Site Web Officiel du Journal L'Action
L'Editorial

La classe, pas la crasse! :

Il était une fois un pays où l’on savait rire de tout, y compris de soi-même; un pays où le rire était franc, sincère, contagieux malgré l’humour caustique, grinçant voire graveleux des propos.

Il était une fois un pays où l’auto-dérision semblait être une seconde nature; un pays où les vacheries, les conneries et les saillies les plus épouvantables étaient proférées sans méchanceté et sans émouvoir quiconque. Un pays où l’on pouvait se moquer de sa propre tribu et de celles des autres sans que personne ne crie au tribalisme. Jean Miche Kankan, Jimmy Biyong, Essindja Mindja doivent se retourner dans leurs tombes. Kouokam Nar6, Dave K. Moktoi et les générations actuelles d’humoristes ont intérêt à tourner leurs langues plus de sept fois dans la bouche avant de sortir le mot qui …tue…de rire. On rit de plus en plus jaune. Le rire a tendance à se transformer en rictus. L’humour n’est plus ce qu’il était. Les gros et méchants mots ont remplacé les bons mots pleins d’esprit, d’ironie et de dérision. C’était le Cameroun du 20ème siècle, autant dire au temps de la pré-histoire. 
 
La politique, à l’heure du numérique et à l’ère des réseaux sociaux, a désormais bouleversé la donne. Mieux, nous vivons une mutation. Les batailles électorales ne se font plus sur les tréteaux des meetings et pendant la campagne. Le nouveau terrain de jeu s’est déporté vers les réseaux sociaux qui sont devenus la boue, la gadoue et la fange dans lesquelles se vautrent les Camerounais, y compris l’Administration dont les documents y circulent à la vitesse d’un clic. Mais cela est un autre débat.Ce qui nous intéresse ici et maintenant c’est de savoir comment on est passé d’un humour bon enfant et des blagues sans conséquences à toutes ces injures, insultes et insanités qui charrient la xénophobie, la haine et le tribalisme le plus abject et le plus dangereux. Comment sommes-nous passés des gais et joyeux lurons d’hier à ces charretiers d’aujourd’hui qui excellent dans l’insalubrité langagière et manient l’insulte, l’injure, l’invective sans aucune élégance? Comment avons-nous sombré dans la violence verbale sur fond d’obscénités, de méchancetés parfois gratuites et de propos scatologiques?
 
Il faut bien le constater, la mort dans l’âme: nous avons transformé les réseaux sociaux en une arène, une grande cour de récréation et de transgression, de démolition et d’élimination.
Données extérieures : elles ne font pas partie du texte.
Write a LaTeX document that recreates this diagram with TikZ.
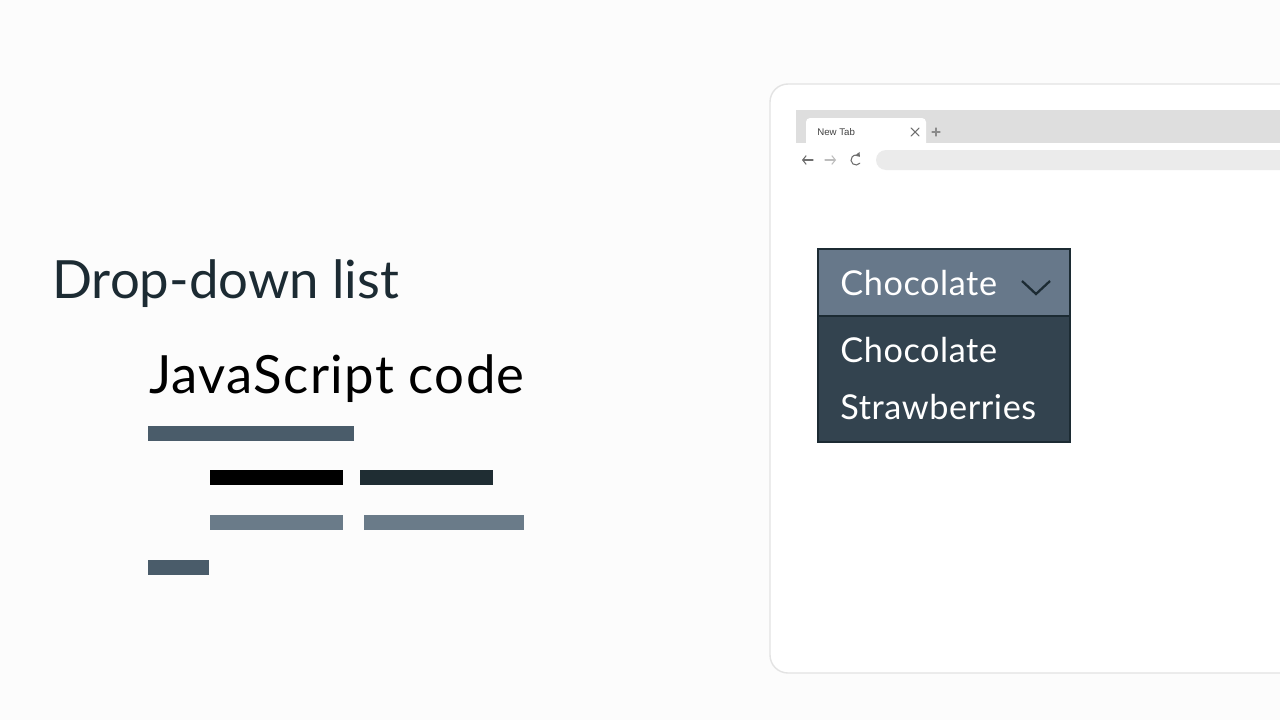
\documentclass[tikz,border=0pt]{standalone}
\usepackage{fontspec}
\setmainfont{Lato}
\setsansfont{Liberation Sans}
\usepackage{xcolor}
\usetikzlibrary{arrows.meta,positioning,calc}

\definecolor{pagebg}{HTML}{FCFCFC}
\definecolor{inkdark}{HTML}{1C2B33}
\definecolor{barslate}{HTML}{4A5C6A}
\definecolor{barnight}{HTML}{1F2D33}
\definecolor{barsteel}{HTML}{6A7B89}
\definecolor{headfill}{HTML}{67788A}
\definecolor{listfill}{HTML}{33434F}
\definecolor{chromeline}{HTML}{E3E3E3}
\definecolor{tabstrip}{HTML}{DEDEDE}
\definecolor{urlfill}{HTML}{EBEBEB}
\definecolor{icongray}{HTML}{6E6E6E}
\definecolor{iconpale}{HTML}{BDBDBD}

\begin{document}
\begin{tikzpicture}[x=0.02cm,y=-0.02cm]

\tikzset{title/.style={anchor=base west, inner sep=0pt, text=inkdark, font=\fontsize{30}{36}\selectfont},
codebar/.style={anchor=north west, inner sep=0pt, outer sep=0pt, minimum height=0.3cm},
menutext/.style={anchor=base west, inner sep=0pt, text=white, font=\fontsize{19.5}{23}\selectfont\addfontfeature{LetterSpace=1.7}},
icon/.style={line width=0.6pt, line cap=round}}

\useasboundingbox (0,0) rectangle (1280,720);
\fill[pagebg] (0,0) rectangle (1280,720);
\clip (0,0) rectangle (1280,720);

% headings
\node[title] (heading) at (52,298) {Drop-down list};
\node[title, text=black, font=\fontsize{30}{36}\selectfont\addfontfeature{LetterSpace=2.5}] (jscode) at (149,393) {JavaScript code};

% the code lines
\foreach \i/\x/\y/\w/\c in {1/148/426/206/barslate, 2/210/470/133/black, 3/360/470/133/barnight,
  4/210/515/133/barsteel, 5/364/515/160/barsteel, 6/148/560/61/barslate}
  \node[codebar, fill=\c, minimum width=\w*0.02cm] (bar\i) at (\x,\y) {};

%the browser window
\draw[chromeline, line width=0.8pt, fill=white, rounded corners=0.36cm] (770,84) rectangle (1320,673);
\fill[tabstrip] (796,110) rectangle (1290,143);
\fill[white, rounded corners=0.08cm] (806,118) rectangle (926,150);
\fill[white] (796,143) rectangle (1290,148);
\node[anchor=west, inner sep=0pt, font=\sffamily\fontsize{5.5}{6}\selectfont, text=black!75] (tabname) at (817,132) {New Tab};
\coordinate (closex) at (915,132);
\draw[icon, icongray] ($(closex)+(-4,-4)$) -- ($(closex)+(4,4)$) ($(closex)+(-4,4)$) -- ($(closex)+(4,-4)$);
\coordinate (newtab) at (936,132);
\draw[icon, icongray!80] ($(newtab)+(-4,0)$) -- ($(newtab)+(4,0)$) ($(newtab)+(0,-4)$) -- ($(newtab)+(0,4)$);

% back, forward, reload
\coordinate (back) at (807,160);
\coordinate (fwd) at (831,160);
\coordinate (reload) at (856,160);
\draw[icon, icongray, -{Straight Barb[length=2pt,width=5pt]}] ($(back)+(6,0)$) -- ($(back)+(-5,0)$);
\draw[icon, iconpale, -{Straight Barb[length=2pt,width=5pt]}] ($(fwd)+(-6,0)$) -- ($(fwd)+(5,0)$);
\begin{scope}[shift={(reload)}, y=0.02cm]
  \draw[icon, icongray, -{Triangle[length=2.2pt,width=3.2pt]}] (-40:5) arc[start angle=-40, end angle=-320, radius=0.1cm];
\end{scope}
\fill[urlfill, rounded corners=0.2cm] (876,150) rectangle (1310,170);

%now the drop-down
\draw[inkdark, line width=1.2pt, fill=headfill] (818,249) rectangle (1070,316);
\draw[inkdark, line width=1.2pt, fill=listfill] (818,316) rectangle (1070,442);
\node[menutext] (current) at (840,295) {Chocolate};
\node[menutext] (optchoc) at (840,362) {Chocolate};
\node[menutext] (optstraw) at (840,419) {Strawberries};
\coordinate (chevron) at (1036,294);
\draw[inkdark, line width=1.3pt] ($(chevron)+(-14,-13)$) -- (chevron) -- ($(chevron)+(14,-13)$);

\end{tikzpicture}
\end{document}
C’est à qui trouvera le mot le plus fort, le plus crasse, le plus grossier, le plus offensant ou l’image la plus humiliante, la plus dégradante, la plus blessante, la plus ordurière. La faute à qui? Pas à la technologie mais à nous-mêmes devenus des schizophrènes et des psychopathes derrière les claviers de nos téléphones et ordinateurs. Notre dessein, notre ambition, notre objectif se résume désormais à avilir l’Autre, surtout s’il n’est pas de notre tribu; à l’humilier, à le chosifier, à le teindre en noir, à l’éteindre si possible. La solution finale, pour utiliser une expression chère aux nazis, consiste à l’anéantir, à l’annihiler; à le TUER puisqu’on parle maintenant, sans crainte, sans tabou, sans scrupules et à forum ouvert de GENOCIDE comme on parlerait d’un vulgaire insecticide pour se débarrasser d’un moustique ou d’un insecte.
 
Voilà comment un peuple jadis rigolard, égrillard voire paillard au sens innocent de ces termes se retrouve en train de sécréter lui-même du fiel, du venin et du poison pour s’intoxiquer et se détruire. Voilà comment nous sommes passés de la rigolade à l’escalade verbale et, si l’on n’y prend garde, à la dégringolade qui nous tend affectueusement les bras. Nous y allons toutes sirènes dehors, le Klaxon au vent; la bêtise, la haine et la méchanceté en bandoulière. La dégringolade se terminera par une chute vertigineuse et fatale pour toute la nation. Les extrémistes et les radicaux de chaque communauté croient creuser la tombe et préparer les funérailles du camp-d’en-face ? Ils se trompent! Ils agissent plutôt de concert pour creuser la fosse commune qui ensevelira le pays tout entier. Ne restera plus qu’à trouver une belle épitaphe à inscrire sur la pierre tombale, du genre: « ci-gît un peuple rigolard, plein d’humour et bon vivant qui s’est suicidé à petit feu à l’aide d’un poison toxique inoculé à travers les réseaux sociaux par des tontinards et des sardinards ».